Transcribe the listing that follows in full, omitting pictures.

Data extract =>
□ □ □ □ □

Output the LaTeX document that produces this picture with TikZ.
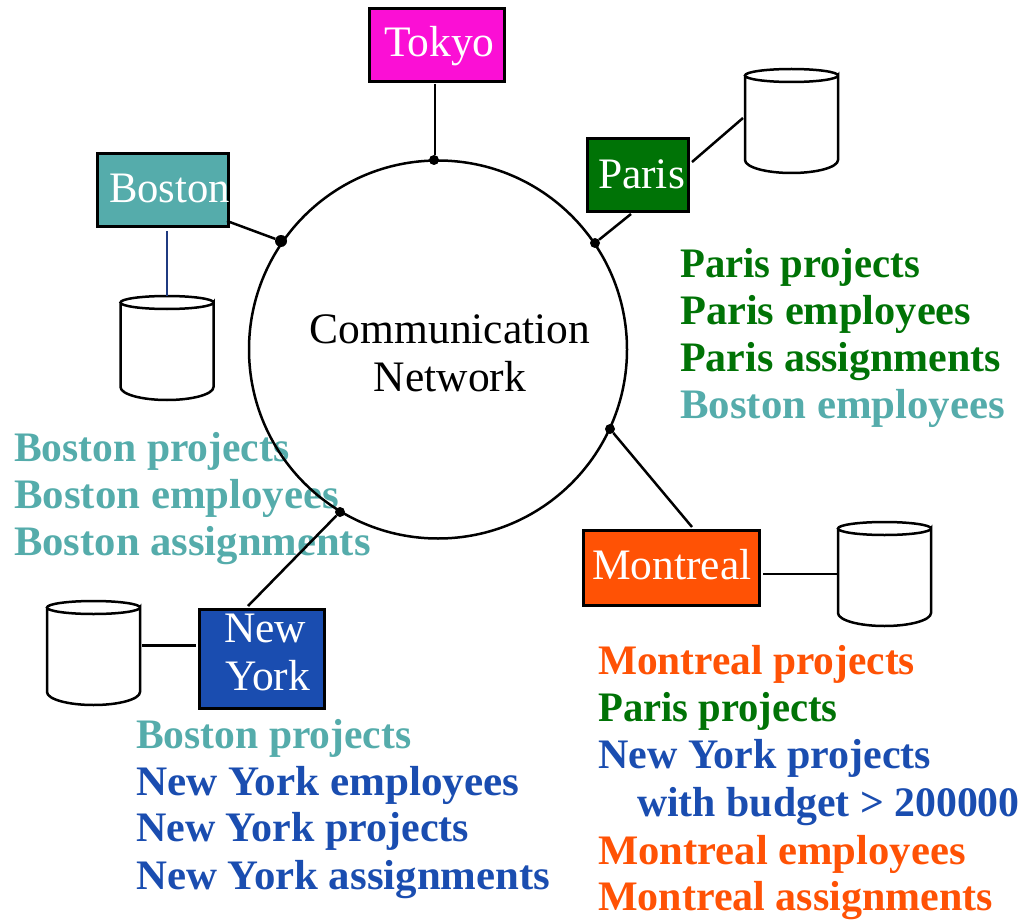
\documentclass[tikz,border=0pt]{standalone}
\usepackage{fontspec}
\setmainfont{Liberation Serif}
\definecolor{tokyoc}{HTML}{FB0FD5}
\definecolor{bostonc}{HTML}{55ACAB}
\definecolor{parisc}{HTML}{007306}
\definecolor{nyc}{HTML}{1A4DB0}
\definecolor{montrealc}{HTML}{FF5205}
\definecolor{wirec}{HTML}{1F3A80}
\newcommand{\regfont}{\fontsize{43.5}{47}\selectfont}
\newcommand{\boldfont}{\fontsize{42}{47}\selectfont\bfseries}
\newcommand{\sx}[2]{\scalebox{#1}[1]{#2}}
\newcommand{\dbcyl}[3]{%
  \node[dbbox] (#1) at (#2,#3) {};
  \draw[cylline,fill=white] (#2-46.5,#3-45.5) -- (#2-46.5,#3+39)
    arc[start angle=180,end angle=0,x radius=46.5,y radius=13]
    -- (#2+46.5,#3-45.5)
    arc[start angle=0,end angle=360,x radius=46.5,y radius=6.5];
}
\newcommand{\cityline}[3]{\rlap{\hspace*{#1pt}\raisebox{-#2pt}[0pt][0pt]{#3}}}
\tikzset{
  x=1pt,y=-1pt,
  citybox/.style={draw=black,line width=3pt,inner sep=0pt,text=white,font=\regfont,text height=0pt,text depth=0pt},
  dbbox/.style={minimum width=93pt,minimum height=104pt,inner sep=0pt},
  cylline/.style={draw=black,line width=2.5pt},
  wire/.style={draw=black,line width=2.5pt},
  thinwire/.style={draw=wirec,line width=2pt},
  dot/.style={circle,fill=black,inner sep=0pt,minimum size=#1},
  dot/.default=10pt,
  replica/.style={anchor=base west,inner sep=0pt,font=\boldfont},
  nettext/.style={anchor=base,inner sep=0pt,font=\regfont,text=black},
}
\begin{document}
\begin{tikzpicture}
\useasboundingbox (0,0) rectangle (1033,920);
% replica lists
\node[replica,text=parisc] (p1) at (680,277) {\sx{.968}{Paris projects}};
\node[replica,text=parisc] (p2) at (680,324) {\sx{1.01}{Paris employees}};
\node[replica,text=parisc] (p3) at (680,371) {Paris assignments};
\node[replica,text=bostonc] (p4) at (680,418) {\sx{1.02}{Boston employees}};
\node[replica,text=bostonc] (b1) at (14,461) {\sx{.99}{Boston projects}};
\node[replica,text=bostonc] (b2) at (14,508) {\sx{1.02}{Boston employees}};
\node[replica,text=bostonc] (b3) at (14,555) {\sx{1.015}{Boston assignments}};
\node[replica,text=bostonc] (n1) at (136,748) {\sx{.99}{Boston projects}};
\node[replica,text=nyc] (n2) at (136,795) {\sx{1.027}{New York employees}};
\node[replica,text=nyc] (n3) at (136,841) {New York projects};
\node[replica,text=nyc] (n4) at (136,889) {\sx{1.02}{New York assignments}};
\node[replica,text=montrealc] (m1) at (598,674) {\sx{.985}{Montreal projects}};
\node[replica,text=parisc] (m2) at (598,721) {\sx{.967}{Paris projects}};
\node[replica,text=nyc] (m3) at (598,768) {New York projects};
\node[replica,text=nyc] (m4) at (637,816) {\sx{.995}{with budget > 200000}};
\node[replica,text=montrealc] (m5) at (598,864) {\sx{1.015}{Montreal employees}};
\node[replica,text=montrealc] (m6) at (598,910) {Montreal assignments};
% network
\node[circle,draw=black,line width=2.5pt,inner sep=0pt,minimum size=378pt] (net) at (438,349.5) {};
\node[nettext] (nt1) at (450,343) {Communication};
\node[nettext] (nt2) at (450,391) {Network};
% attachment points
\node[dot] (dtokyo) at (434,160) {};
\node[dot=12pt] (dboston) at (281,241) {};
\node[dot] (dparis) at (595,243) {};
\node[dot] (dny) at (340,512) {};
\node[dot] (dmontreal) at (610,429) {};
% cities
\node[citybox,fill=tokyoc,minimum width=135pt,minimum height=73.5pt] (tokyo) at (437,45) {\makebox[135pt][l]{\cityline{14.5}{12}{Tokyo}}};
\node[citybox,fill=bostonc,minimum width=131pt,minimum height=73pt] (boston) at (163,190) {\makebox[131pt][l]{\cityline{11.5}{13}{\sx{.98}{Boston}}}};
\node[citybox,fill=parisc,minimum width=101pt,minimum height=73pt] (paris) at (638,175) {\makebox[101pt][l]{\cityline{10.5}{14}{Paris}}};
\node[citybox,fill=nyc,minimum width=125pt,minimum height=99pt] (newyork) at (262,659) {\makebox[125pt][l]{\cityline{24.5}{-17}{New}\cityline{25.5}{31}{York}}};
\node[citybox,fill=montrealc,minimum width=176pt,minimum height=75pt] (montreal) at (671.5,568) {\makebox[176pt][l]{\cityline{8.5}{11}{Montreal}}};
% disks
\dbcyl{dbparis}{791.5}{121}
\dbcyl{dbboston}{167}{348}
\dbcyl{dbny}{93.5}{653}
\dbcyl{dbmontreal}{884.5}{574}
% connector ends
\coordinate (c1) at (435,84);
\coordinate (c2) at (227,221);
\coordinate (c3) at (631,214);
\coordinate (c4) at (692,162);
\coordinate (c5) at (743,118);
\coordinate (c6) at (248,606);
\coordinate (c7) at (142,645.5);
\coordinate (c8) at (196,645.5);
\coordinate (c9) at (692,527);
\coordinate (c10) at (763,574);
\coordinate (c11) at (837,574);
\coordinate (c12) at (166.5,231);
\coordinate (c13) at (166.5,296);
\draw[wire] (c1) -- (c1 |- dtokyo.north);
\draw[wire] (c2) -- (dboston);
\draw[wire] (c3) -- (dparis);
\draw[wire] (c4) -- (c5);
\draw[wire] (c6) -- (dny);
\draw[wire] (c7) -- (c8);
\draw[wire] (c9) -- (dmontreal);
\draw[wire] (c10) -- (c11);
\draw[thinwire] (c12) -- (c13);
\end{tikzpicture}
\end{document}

□ □ □ □ □

Solution for this exercise =>
Output the LaTeX document that produces this picture with TikZ.
\documentclass[tikz,border=0pt]{standalone}
\usepackage{fontspec}
\setmainfont{Liberation Serif}
\definecolor{tokyoc}{HTML}{FB0FD5}
\definecolor{bostonc}{HTML}{55ACAB}
\definecolor{parisc}{HTML}{007306}
\definecolor{nyc}{HTML}{1A4DB0}
\definecolor{montrealc}{HTML}{FF5205}
\definecolor{wirec}{HTML}{1F3A80}
\newcommand{\regfont}{\fontsize{43.5}{47}\selectfont}
\newcommand{\boldfont}{\fontsize{42}{47}\selectfont\bfseries}
\newcommand{\sx}[2]{\scalebox{#1}[1]{#2}}
\newcommand{\dbcyl}[3]{%
  \node[dbbox] (#1) at (#2,#3) {};
  \draw[cylline,fill=white] (#2-46.5,#3-45.5) -- (#2-46.5,#3+39)
    arc[start angle=180,end angle=0,x radius=46.5,y radius=13]
    -- (#2+46.5,#3-45.5)
    arc[start angle=0,end angle=360,x radius=46.5,y radius=6.5];
}
\newcommand{\cityline}[3]{\rlap{\hspace*{#1pt}\raisebox{-#2pt}[0pt][0pt]{#3}}}
\tikzset{
  x=1pt,y=-1pt,
  citybox/.style={draw=black,line width=3pt,inner sep=0pt,text=white,font=\regfont,text height=0pt,text depth=0pt},
  dbbox/.style={minimum width=93pt,minimum height=104pt,inner sep=0pt},
  cylline/.style={draw=black,line width=2.5pt},
  wire/.style={draw=black,line width=2.5pt},
  thinwire/.style={draw=wirec,line width=2pt},
  dot/.style={circle,fill=black,inner sep=0pt,minimum size=#1},
  dot/.default=10pt,
  replica/.style={anchor=base west,inner sep=0pt,font=\boldfont},
  nettext/.style={anchor=base,inner sep=0pt,font=\regfont,text=black},
}
\begin{document}
\begin{tikzpicture}
\useasboundingbox (0,0) rectangle (1033,920);
% replica lists
\node[replica,text=parisc] (p1) at (680,277) {\sx{.968}{Paris projects}};
\node[replica,text=parisc] (p2) at (680,324) {\sx{1.01}{Paris employees}};
\node[replica,text=parisc] (p3) at (680,371) {Paris assignments};
\node[replica,text=bostonc] (p4) at (680,418) {\sx{1.02}{Boston employees}};
\node[replica,text=bostonc] (b1) at (14,461) {\sx{.99}{Boston projects}};
\node[replica,text=bostonc] (b2) at (14,508) {\sx{1.02}{Boston employees}};
\node[replica,text=bostonc] (b3) at (14,555) {\sx{1.015}{Boston assignments}};
\node[replica,text=bostonc] (n1) at (136,748) {\sx{.99}{Boston projects}};
\node[replica,text=nyc] (n2) at (136,795) {\sx{1.027}{New York employees}};
\node[replica,text=nyc] (n3) at (136,841) {New York projects};
\node[replica,text=nyc] (n4) at (136,889) {\sx{1.02}{New York assignments}};
\node[replica,text=montrealc] (m1) at (598,674) {\sx{.985}{Montreal projects}};
\node[replica,text=parisc] (m2) at (598,721) {\sx{.967}{Paris projects}};
\node[replica,text=nyc] (m3) at (598,768) {New York projects};
\node[replica,text=nyc] (m4) at (637,816) {\sx{.995}{with budget > 200000}};
\node[replica,text=montrealc] (m5) at (598,864) {\sx{1.015}{Montreal employees}};
\node[replica,text=montrealc] (m6) at (598,910) {Montreal assignments};
% network
\node[circle,draw=black,line width=2.5pt,inner sep=0pt,minimum size=378pt] (net) at (438,349.5) {};
\node[nettext] (nt1) at (450,343) {Communication};
\node[nettext] (nt2) at (450,391) {Network};
% attachment points
\node[dot] (dtokyo) at (434,160) {};
\node[dot=12pt] (dboston) at (281,241) {};
\node[dot] (dparis) at (595,243) {};
\node[dot] (dny) at (340,512) {};
\node[dot] (dmontreal) at (610,429) {};
% cities
\node[citybox,fill=tokyoc,minimum width=135pt,minimum height=73.5pt] (tokyo) at (437,45) {\makebox[135pt][l]{\cityline{14.5}{12}{Tokyo}}};
\node[citybox,fill=bostonc,minimum width=131pt,minimum height=73pt] (boston) at (163,190) {\makebox[131pt][l]{\cityline{11.5}{13}{\sx{.98}{Boston}}}};
\node[citybox,fill=parisc,minimum width=101pt,minimum height=73pt] (paris) at (638,175) {\makebox[101pt][l]{\cityline{10.5}{14}{Paris}}};
\node[citybox,fill=nyc,minimum width=125pt,minimum height=99pt] (newyork) at (262,659) {\makebox[125pt][l]{\cityline{24.5}{-17}{New}\cityline{25.5}{31}{York}}};
\node[citybox,fill=montrealc,minimum width=176pt,minimum height=75pt] (montreal) at (671.5,568) {\makebox[176pt][l]{\cityline{8.5}{11}{Montreal}}};
% disks
\dbcyl{dbparis}{791.5}{121}
\dbcyl{dbboston}{167}{348}
\dbcyl{dbny}{93.5}{653}
\dbcyl{dbmontreal}{884.5}{574}
% connector ends
\coordinate (c1) at (435,84);
\coordinate (c2) at (227,221);
\coordinate (c3) at (631,214);
\coordinate (c4) at (692,162);
\coordinate (c5) at (743,118);
\coordinate (c6) at (248,606);
\coordinate (c7) at (142,645.5);
\coordinate (c8) at (196,645.5);
\coordinate (c9) at (692,527);
\coordinate (c10) at (763,574);
\coordinate (c11) at (837,574);
\coordinate (c12) at (166.5,231);
\coordinate (c13) at (166.5,296);
\draw[wire] (c1) -- (c1 |- dtokyo.north);
\draw[wire] (c2) -- (dboston);
\draw[wire] (c3) -- (dparis);
\draw[wire] (c4) -- (c5);
\draw[wire] (c6) -- (dny);
\draw[wire] (c7) -- (c8);
\draw[wire] (c9) -- (dmontreal);
\draw[wire] (c10) -- (c11);
\draw[thinwire] (c12) -- (c13);
\end{tikzpicture}
\end{document}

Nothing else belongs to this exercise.